All the above prayers explicitly declare our aspiration to continue sacrificing in the Beis Hamikdash.

  • 4
    I don't see how this answers the question. All you're doing is elaborating on the first point [of view] in the question, without responding to the other points which seem to oppose or dismiss it.
    – Tamir Evan
    Commented Aug 11, 2019 at 14:00
  • 1
    @TamirEvan - Question: To help me reach a conclusion, do you know of any relevant facts, sources or expert opinions not covered above? The question didn't ask for reconciliation of his sources, he asked for other relevant facts sources or opinions.
    – chortkov2
    Commented Aug 11, 2019 at 14:06
  • 3
    He mentions, in his first point, prayers in our liturgy asking for rebuilding the temple and resuming the sacrifices. What do you add in the aswer, beyond elaboration, that's not covered by that?
    – Tamir Evan
    Commented Aug 11, 2019 at 14:23

No, we should not. G-d neither needs nor wants sacrifices, and only allowed it because people in ancient times felt differently. It is a concession to human needs. The Rambam also states that this is not only his view but is the view of the prophets.

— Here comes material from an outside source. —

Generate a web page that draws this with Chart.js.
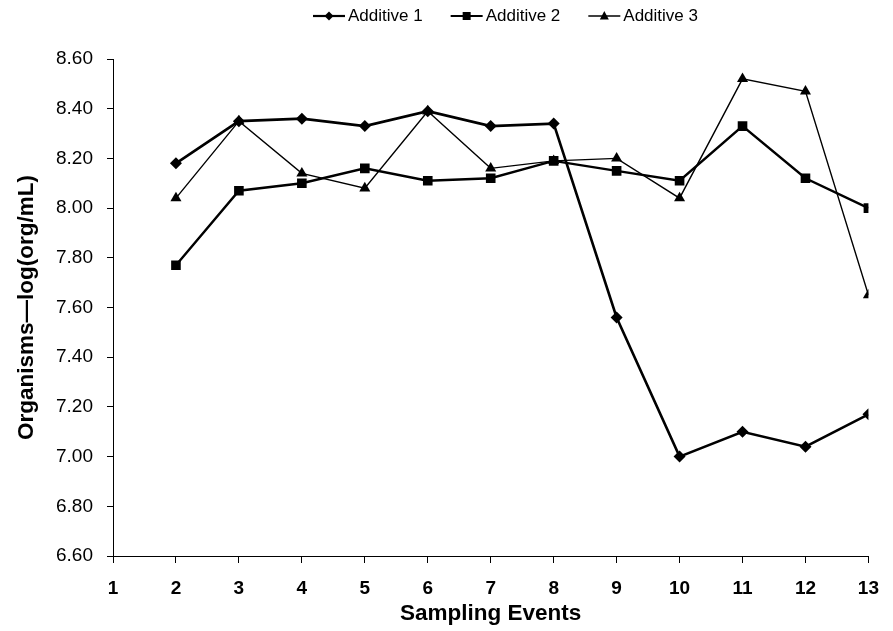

We can add that the ancient rabbis around 70 CE when the temple was destroyed also felt that sacrifices were unnecessary. Therefore when the temple was destroyed, they did not seek a way to continue sacrifices. It would have been easy for them to do so if they felt it was necessary. 

Of course, as is to be expected, many rabbis disagreed. We still have many references in the siddur praying for the restoration of sacrifices. But the siddur is a compendium of many often conflicting ideas, which prompt us to think and to remember the past. Abravanel agrees with Maimonides and cites a Midrash.

Additionally, Rabbi Kook and the Midrash states that grain will be offered in the Third Temple.